What makes the rock allegedly racist? In the 1920s, a journalist once used a racist term to describe the large boulder.
The rock’s existence has apparently been oppressing students ever since.
Fox News outlined the “racism” of the rock, as claimed by student activists:
Chamberlin Rock, which rests atop Observatory Hill, is named after a 19th Century geologist and former university president, Thomas Crowder Chamberlin, whose work centered on glacial deposits, according to a bio on the university’s website.
But it was a reporter’s reference to the rock in a nearly century-old Wisconsin State Journal article that prompted the push for its removal.

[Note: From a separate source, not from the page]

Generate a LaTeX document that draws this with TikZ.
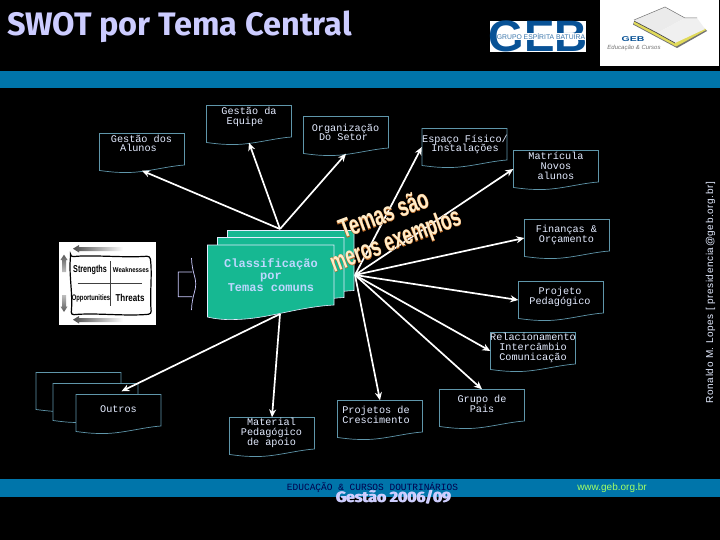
\documentclass[tikz,border=0pt]{standalone}
\usepackage{fontspec}
\setmainfont{Liberation Sans}
\setmonofont{Liberation Mono}
\newfontfamily\titlefont{Fira Sans}
\newfontfamily\sidefont[LetterSpace=6]{Liberation Sans}
\usetikzlibrary{arrows.meta,calc}
\definecolor{barblue}{RGB}{0,117,170}
\definecolor{lineblue}{RGB}{95,150,170}
\definecolor{boxtext}{RGB}{228,236,255}
\definecolor{tealfill}{RGB}{22,184,146}
\definecolor{tealtext}{RGB}{190,215,255}
\definecolor{lav}{RGB}{204,204,255}
\definecolor{cream}{RGB}{255,236,200}
\definecolor{burnt}{RGB}{180,100,35}
\definecolor{gebblue}{RGB}{8,82,150}
\tikzset{
  docnode/.style={inner sep=0pt,minimum width=85pt,minimum height=37pt},
  docline/.style={draw=lineblue,fill=black,line width=0.7pt},
  doctext/.style={anchor=north,align=center,text=boxtext,inner sep=0pt,font=\fontsize{10.2}{9.9}\selectfont\ttfamily},
  conn/.style={draw=white,line width=1.7pt,-{Stealth[length=8pt,width=7pt]}},
  tealsheet/.style={fill=tealfill,draw=boxtext,line width=0.6pt},
  tempart/.style={rotate=20.5,inner sep=0pt},
  swotword/.style={inner sep=0pt,text=black},
}
\newcommand\docbox[3]{%
  \begin{scope}[shift={(#2,#3)}]
  \draw[docline] (0,0) -- (85,0) -- (85,31.5)
    .. controls (65,33) and (45,39.5) .. (25,39)
    .. controls (15,39) and (8,38) .. (0,37) -- cycle;
  \node[docnode] (#1) at (42.5,18.5) {};
  \end{scope}
}
\newcommand\tealsheet[2]{%
  \begin{scope}[shift={(#1,#2)}]
  \path[tealsheet] (0,0) -- (126.5,0) -- (126.5,60)
    .. controls (90,62) and (60,74) .. (28,74.5)
    .. controls (18,75) and (8,74) .. (0,72) -- cycle;
  \end{scope}
}
\begin{document}
\begin{tikzpicture}[x=1pt,y=-1pt]
\useasboundingbox (0,0) rectangle (720,540);
\fill[black] (0,0) rectangle (720,540);
% bars
\fill[barblue] (0,71) rectangle (720,88);
\fill[barblue] (0,479) rectangle (720,496.7);
% title
\node[anchor=base west,inner sep=0pt,text=lav,font=\fontsize{32.5}{32.5}\selectfont\titlefont\bfseries] (title) at (7,35.5) {SWOT por Tema Central};
% GEB logo
\fill[white] (490,21) rectangle (586,52);
\node[inner sep=0pt,text=gebblue,font=\fontsize{44}{44}\selectfont\bfseries] (gebmark) at (538,36.5) {\scalebox{1.04}[1]{GEB}};
\fill[white] (497,33) rectangle (585,40.5);
\node[inner sep=0pt,text=gebblue!80!white,font=\fontsize{6.8}{7}\selectfont] (gebname) at (541,36.7) {GRUPO ESPÍRITA BATUÍRA};
% book logo
\fill[white] (600,0) rectangle (719,66);
\fill[black!55] (634,22) -- (633,24.5) -- (677,48) -- (707,31) -- (705,29) -- (676,43.5) -- cycle;
\fill[yellow!55!olive!60!white] (634,21) -- (634,24) -- (676,46.5) -- (706,30) -- (704,28) -- (675,42) -- cycle;
\fill[black!8] (634,20) -- (665,7) -- (685,18) -- (657,33) -- cycle;
\fill[black!6] (657,33) -- (685,18) -- (697,18) -- (705,29) -- (675,43) -- cycle;
\draw[black!55,line width=0.5pt] (634,20) -- (665,7) -- (685,18) -- (697,18);
\draw[black!70,line width=0.7pt] (634,21) -- (657,33) -- (675,43);
\node[inner sep=0pt,text=gebblue,font=\fontsize{7}{7}\selectfont\bfseries] (booklogo) at (633,39.5) {\scalebox{1.5}[1]{GEB}};
\node[inner sep=0pt,text=black!55,font=\fontsize{6}{6}\selectfont\rmfamily\itshape] (bookname) at (634,47.5) {Educação \& Cursos};
% hubs
\coordinate (hubT) at (280,229);
\coordinate (hubR) at (355,275);
\coordinate (hubB) at (280,314);
% document boxes
\docbox{ga}{99.5}{133.5}
\docbox{ge}{206.5}{105.5}
\docbox{os}{303.5}{116.5}
\docbox{ef}{422}{128.5}
\docbox{mn}{513.5}{150.5}
\docbox{fo}{524.5}{219.5}
\docbox{pp}{518.5}{281.5}
\docbox{ri}{490.5}{332.5}
\docbox{ob}{36}{372.5}
\docbox{om}{53}{383.5}
\docbox{ou}{76}{394.5}
\docbox{ma}{229.5}{417.5}
\docbox{pc}{337.5}{400.5}
\docbox{gp}{439.5}{389.5}
% connectors
\draw[conn] (hubT) -- (ga.south);
\draw[conn] (hubT) -- (ge.south);
\draw[conn] (hubT) -- (os.south);
\draw[conn] (hubR) -- (ef.west);
\draw[conn] (hubR) -- (mn.west);
\draw[conn] (hubR) -- (fo.west);
\draw[conn] (hubR) -- (pp.west);
\draw[conn] (hubR) -- (ri.west);
\draw[conn] (hubR) -- (gp.north);
\draw[conn] (hubR) -- (pc.north);
\draw[conn] (hubB) -- ([xshift=3pt,yshift=3pt]ou.north);
\draw[conn] (hubB) -- (ma.north);
% box labels
\node[doctext] (gat) at (141.5,134.5) {Gestão dos\\Alunos\hspace*{6pt}};
\node[doctext] (get) at (249,107) {Gestão da\\Equipe\hspace*{8pt}};
\node[doctext] (ost) at (345.5,123.5) {Organização\\Do Setor\hspace*{4pt}};
\node[doctext] (eft) at (465,134.5) {Espaço Físico/\\Instalações};
\node[doctext] (mnt) at (556,152) {Matrícula\\Novos\\alunos};
\node[doctext] (fot) at (566.5,225) {Finanças \&\\Orçamento};
\node[doctext] (ppt) at (560,287) {Projeto\\Pedagógico};
\node[doctext] (rit) at (533,333) {Relacionamento\\Intercâmbio\\Comunicação};
\node[doctext] (out) at (118.5,405) {Outros};
\node[doctext] (mat) at (271.5,418) {Material\\Pedagógico\\de apoio};
\node[doctext] (pct) at (376,406) {Projetos de\\Crescimento};
\node[doctext] (gpt) at (482,395) {Grupo de\\Pais};
% teal stack
\tealsheet{227.5}{230.5}
\tealsheet{217.5}{237.5}
\tealsheet{207.5}{245}
\node[inner sep=0pt,align=center,text=tealtext,font=\fontsize{12}{12}\selectfont\ttfamily\bfseries] (teal) at (271,275.5) {Classificação\\por\\Temas comuns};
% big arrow to the stack
\draw[lav,line width=0.7pt] (192,272) -- (178.3,272) -- (178.3,296.7) -- (192,296.7) (191.5,258) .. controls (192,272) and (195.7,276) .. (195.7,284) .. controls (195.7,292) and (192,296) .. (191.5,310);
% overlay words
\foreach \wid/\col in {2.4/burnt,0/cream}{
  \node[tempart,text=\col] (tema\wid) at (383.5,213.5) {\fontsize{27}{27}\selectfont\bfseries\scalebox{0.68}[1]{\ifdim\wid pt>0pt\addfontfeature{FakeBold=\wid}\fi Temas são}};
  \node[tempart,text=\col] (mero\wid) at (396,241.5) {\fontsize{27}{27}\selectfont\bfseries\scalebox{0.645}[1]{\ifdim\wid pt>0pt\addfontfeature{FakeBold=\wid}\fi meros exemplos}};
}
% swot image
\fill[white] (59,242) rectangle (156,325);
\draw[black,line width=1.2pt,rounded corners=3pt] (70.5,257) .. controls (90,254.5) and (125,258) .. (150,256) .. controls (152.5,275) and (149.5,295) .. (151.5,314) .. controls (125,316.5) and (95,312.5) .. (71,315) .. controls (73,295) and (69,275) .. (70.5,257) -- cycle;
\draw[black!75,line width=0.7pt] (110.7,261) -- (110.7,306);
\draw[black!75,line width=0.7pt] (77.7,283.7) -- (142,283.7);
\node[swotword,font=\fontsize{10}{10}\selectfont\bfseries] (st) at (90,270) {\scalebox{0.72}[1]{Strengths}};
\node[swotword,font=\fontsize{7}{7}\selectfont\bfseries] (we) at (131,270) {\scalebox{0.86}[1]{Weaknesses}};
\node[swotword,font=\fontsize{8}{8}\selectfont\bfseries] (op) at (91,298) {\scalebox{0.73}[1]{Opportunities}};
\node[swotword,font=\fontsize{10}{10}\selectfont\bfseries] (th) at (130,298) {\scalebox{0.8}[1]{Threats}};
\shade[left color=black!70,right color=white] (73,248.7) -- (79,245) -- (79,247) -- (123,247) -- (123,251) -- (79,251) -- (79,252.5) -- cycle;
\shade[left color=black!70,right color=white] (73,319.7) -- (79,316) -- (79,318) -- (123,318) -- (123,322) -- (79,322) -- (79,323.5) -- cycle;
\shade[top color=black!65,bottom color=black!25] (64,254.7) -- (67.5,260) -- (66,260) -- (66,272) -- (62,272) -- (62,260) -- (60.5,260) -- cycle;
\shade[top color=black!25,bottom color=black!65] (64,312) -- (67.5,306.5) -- (66,306.5) -- (66,295) -- (62,295) -- (62,306.5) -- (60.5,306.5) -- cycle;
% footer
\node[inner sep=0pt,text=black!50!blue!60!black,font=\fontsize{9.5}{9.5}\selectfont\ttfamily] (edu) at (372.5,488) {EDUCAÇÃO \& CURSOS DOUTRINÁRIOS};
\node[inner sep=0pt,text=lav!70!white,font=\fontsize{15}{15}\selectfont\titlefont\bfseries] (ges2) at (394,497.5) {\scalebox{1.05}[1]{Gestão 2006/09}};
\node[inner sep=0pt,text=lav,font=\fontsize{15}{15}\selectfont\titlefont\bfseries] (ges) at (393,497.5) {\scalebox{1.05}[1]{Gestão 2006/09}};
\node[inner sep=0pt,text=green!60!yellow!60!white,font=\fontsize{10}{10}\selectfont] (www) at (612,488) {www.geb.org.br};
% side credit
\node[rotate=90,inner sep=0pt,text=boxtext,font=\fontsize{10}{10}\selectfont\sidefont] (side) at (710.5,292.5) {Ronaldo M. Lopes [ presidencia@geb.org.br]};
\end{tikzpicture}
\end{document}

In October 1925, the university had the boulder excavated and placed prominently atop the hill to honor Chamberlin, who would die in Chicago three years later. The rock was a rare specimen believed to be more than 2 billion years old, and before it was installed on Observatory Hill, only about a foot and a half was visible above ground, according to the article. It was believed to have been carried by glaciers from Canada to Wisconsin.
In the 1920s, a slang term used to describe large dark rocks included the N-word, and it appears in coverage of the rock’s installation.
University researchers did not uncover other instances in print where the rock was referred to with this word, but they said the Ku Klux Klan was active on campus at the time of the rock’s dedication, according to an article in the same newspaper published earlier this week.